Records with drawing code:
-- -- --

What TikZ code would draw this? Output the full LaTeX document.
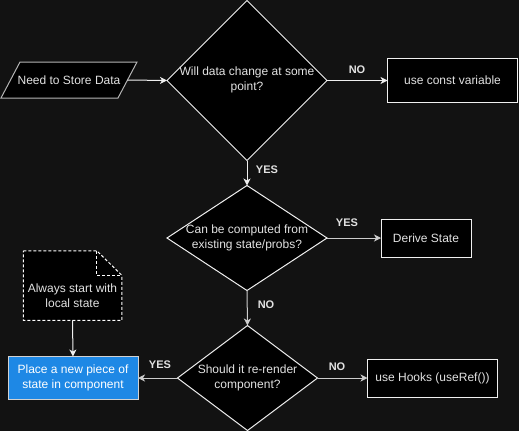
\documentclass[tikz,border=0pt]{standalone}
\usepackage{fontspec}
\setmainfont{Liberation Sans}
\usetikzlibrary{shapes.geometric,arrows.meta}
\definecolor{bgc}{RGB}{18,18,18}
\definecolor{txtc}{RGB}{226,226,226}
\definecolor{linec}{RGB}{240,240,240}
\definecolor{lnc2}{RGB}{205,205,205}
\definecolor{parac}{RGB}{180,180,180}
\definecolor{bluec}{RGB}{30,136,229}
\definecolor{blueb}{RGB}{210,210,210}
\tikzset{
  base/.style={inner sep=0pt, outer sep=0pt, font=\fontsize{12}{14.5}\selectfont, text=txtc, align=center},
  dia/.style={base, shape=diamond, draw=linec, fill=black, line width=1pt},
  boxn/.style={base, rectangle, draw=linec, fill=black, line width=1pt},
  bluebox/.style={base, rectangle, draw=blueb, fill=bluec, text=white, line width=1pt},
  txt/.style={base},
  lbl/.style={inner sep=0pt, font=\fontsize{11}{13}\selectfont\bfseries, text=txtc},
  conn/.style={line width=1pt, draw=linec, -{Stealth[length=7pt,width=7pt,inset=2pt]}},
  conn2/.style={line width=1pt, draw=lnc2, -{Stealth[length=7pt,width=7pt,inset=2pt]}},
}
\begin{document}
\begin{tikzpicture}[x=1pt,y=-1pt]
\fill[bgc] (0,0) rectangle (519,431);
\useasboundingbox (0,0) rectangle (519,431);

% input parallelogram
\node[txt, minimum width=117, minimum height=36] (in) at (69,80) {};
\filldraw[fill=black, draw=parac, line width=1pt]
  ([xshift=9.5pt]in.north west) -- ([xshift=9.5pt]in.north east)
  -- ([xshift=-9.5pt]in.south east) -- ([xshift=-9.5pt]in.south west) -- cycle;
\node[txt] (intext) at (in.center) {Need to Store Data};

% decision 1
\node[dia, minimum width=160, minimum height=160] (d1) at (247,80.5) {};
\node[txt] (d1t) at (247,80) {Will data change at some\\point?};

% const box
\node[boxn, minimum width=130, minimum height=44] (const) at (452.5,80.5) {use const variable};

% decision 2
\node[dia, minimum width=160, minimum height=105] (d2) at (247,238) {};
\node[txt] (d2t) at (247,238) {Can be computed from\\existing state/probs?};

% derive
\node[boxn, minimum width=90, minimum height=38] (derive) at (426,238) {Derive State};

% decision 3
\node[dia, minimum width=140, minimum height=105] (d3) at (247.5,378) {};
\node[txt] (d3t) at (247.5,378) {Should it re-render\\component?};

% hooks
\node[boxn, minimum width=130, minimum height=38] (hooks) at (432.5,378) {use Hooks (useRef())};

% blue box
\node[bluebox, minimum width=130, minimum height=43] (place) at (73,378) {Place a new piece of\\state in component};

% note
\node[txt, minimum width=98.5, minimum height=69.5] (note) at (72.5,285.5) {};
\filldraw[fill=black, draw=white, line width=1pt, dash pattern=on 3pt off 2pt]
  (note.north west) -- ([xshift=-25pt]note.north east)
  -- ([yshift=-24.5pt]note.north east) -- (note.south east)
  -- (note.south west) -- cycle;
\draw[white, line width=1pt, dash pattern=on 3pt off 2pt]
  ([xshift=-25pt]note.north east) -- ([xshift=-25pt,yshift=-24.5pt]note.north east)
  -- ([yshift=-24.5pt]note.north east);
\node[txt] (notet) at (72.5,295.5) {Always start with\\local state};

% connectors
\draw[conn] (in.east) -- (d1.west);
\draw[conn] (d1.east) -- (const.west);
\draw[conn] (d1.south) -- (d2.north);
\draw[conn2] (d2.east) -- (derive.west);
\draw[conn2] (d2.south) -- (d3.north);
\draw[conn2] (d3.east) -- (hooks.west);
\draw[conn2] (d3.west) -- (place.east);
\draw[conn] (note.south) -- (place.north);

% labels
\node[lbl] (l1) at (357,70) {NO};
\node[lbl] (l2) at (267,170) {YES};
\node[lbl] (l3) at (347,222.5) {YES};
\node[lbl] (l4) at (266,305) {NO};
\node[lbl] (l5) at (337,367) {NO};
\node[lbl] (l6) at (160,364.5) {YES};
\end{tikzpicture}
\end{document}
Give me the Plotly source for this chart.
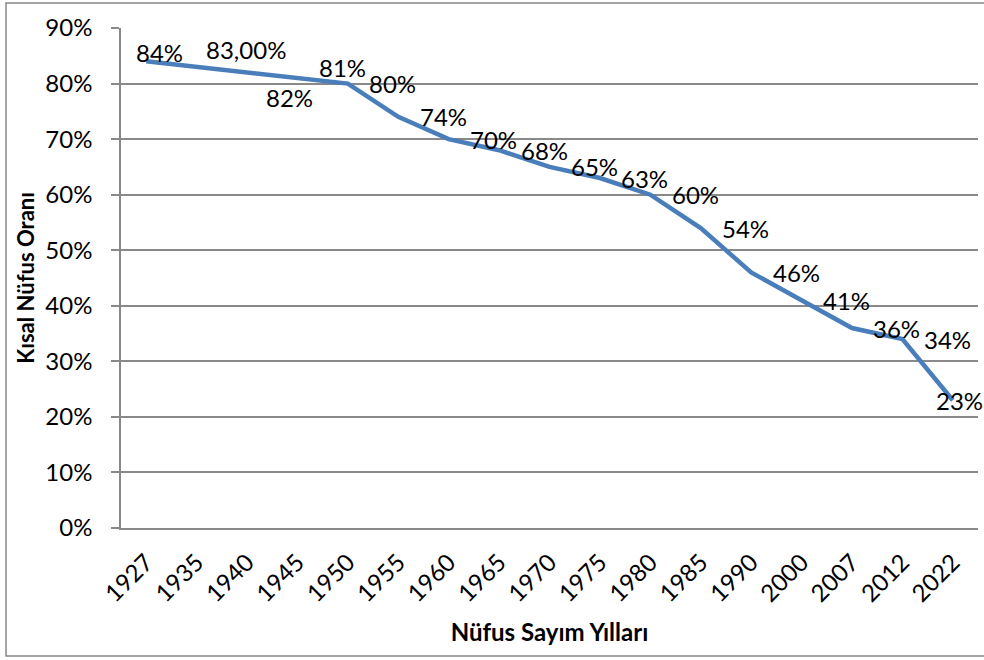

-- -- --

To do: Begin at the first line of the entries above and return each line exactly, stopping after the line that contains "(d3t) at (247.5,378)". Pictures do not belong in the copy.

Written response:
What TikZ code would draw this? Output the full LaTeX document.
\documentclass[tikz,border=0pt]{standalone}
\usepackage{fontspec}
\setmainfont{Liberation Sans}
\usetikzlibrary{shapes.geometric,arrows.meta}
\definecolor{bgc}{RGB}{18,18,18}
\definecolor{txtc}{RGB}{226,226,226}
\definecolor{linec}{RGB}{240,240,240}
\definecolor{lnc2}{RGB}{205,205,205}
\definecolor{parac}{RGB}{180,180,180}
\definecolor{bluec}{RGB}{30,136,229}
\definecolor{blueb}{RGB}{210,210,210}
\tikzset{
  base/.style={inner sep=0pt, outer sep=0pt, font=\fontsize{12}{14.5}\selectfont, text=txtc, align=center},
  dia/.style={base, shape=diamond, draw=linec, fill=black, line width=1pt},
  boxn/.style={base, rectangle, draw=linec, fill=black, line width=1pt},
  bluebox/.style={base, rectangle, draw=blueb, fill=bluec, text=white, line width=1pt},
  txt/.style={base},
  lbl/.style={inner sep=0pt, font=\fontsize{11}{13}\selectfont\bfseries, text=txtc},
  conn/.style={line width=1pt, draw=linec, -{Stealth[length=7pt,width=7pt,inset=2pt]}},
  conn2/.style={line width=1pt, draw=lnc2, -{Stealth[length=7pt,width=7pt,inset=2pt]}},
}
\begin{document}
\begin{tikzpicture}[x=1pt,y=-1pt]
\fill[bgc] (0,0) rectangle (519,431);
\useasboundingbox (0,0) rectangle (519,431);

% input parallelogram
\node[txt, minimum width=117, minimum height=36] (in) at (69,80) {};
\filldraw[fill=black, draw=parac, line width=1pt]
  ([xshift=9.5pt]in.north west) -- ([xshift=9.5pt]in.north east)
  -- ([xshift=-9.5pt]in.south east) -- ([xshift=-9.5pt]in.south west) -- cycle;
\node[txt] (intext) at (in.center) {Need to Store Data};

% decision 1
\node[dia, minimum width=160, minimum height=160] (d1) at (247,80.5) {};
\node[txt] (d1t) at (247,80) {Will data change at some\\point?};

% const box
\node[boxn, minimum width=130, minimum height=44] (const) at (452.5,80.5) {use const variable};

% decision 2
\node[dia, minimum width=160, minimum height=105] (d2) at (247,238) {};
\node[txt] (d2t) at (247,238) {Can be computed from\\existing state/probs?};

% derive
\node[boxn, minimum width=90, minimum height=38] (derive) at (426,238) {Derive State};

% decision 3
\node[dia, minimum width=140, minimum height=105] (d3) at (247.5,378) {};
\node[txt] (d3t) at (247.5,378) {Should it re-render\\component?};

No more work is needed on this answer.